Hi,
I'm trying to normalize a filehandle of unknown encoding to UTF8. There is a
lot of documentation about changing/converting data formats but nothing I've
tried works. Here is my problem and what I tried to do to solve it.
I have a form upload which is allowing my clients to upload address books in
different formats. Quite a few people are trying to upload LDIF files exported
from MS Outlook and often there are internationalized characters in the
windows-1252 character set. Here is an example of what I mean:
Bjørn Stabel
I have a file handle for the upload filed (it's an IO::File object) and I
thought I could force the filehandle to convert itself to UTF-8 'on the fly'
based on some of the examples and readings I've done in the various PerlIO and
encoding man pages. However nothing I do seems to work. Here's what I've
tried:
(Assume $fh) is the IO::File object
binmode ($fh, ":utf8") or die "trouble $!";
binmode ($fh, ":encoding(utf8)" ) or die "trouble $!";
Now I can't use 'encoding(latin1)' because only some files are encoded this way.

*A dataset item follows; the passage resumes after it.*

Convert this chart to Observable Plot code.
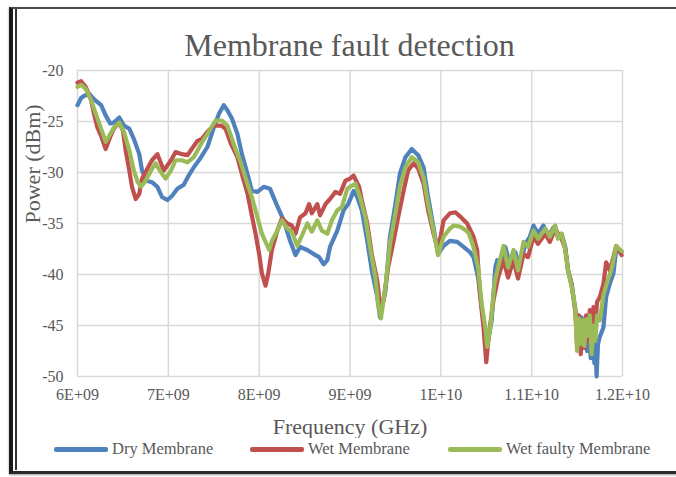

I run into trouble when I try to insert fields from the addressbook into my
UTF8 Postgresql database. Right now I can fix it with encode_utf8(...) but I
have to use that on every single recovered values that gets inserted into the
database, so it really seems like an ugly workaround.
Isn't there some way to normalize a filehandle of unknown uncoding to UTF-8?
All the examples I see seem to suggest this is possible, but I just can't make
it work.
Thank you for your suggestions,
John Napiorkowski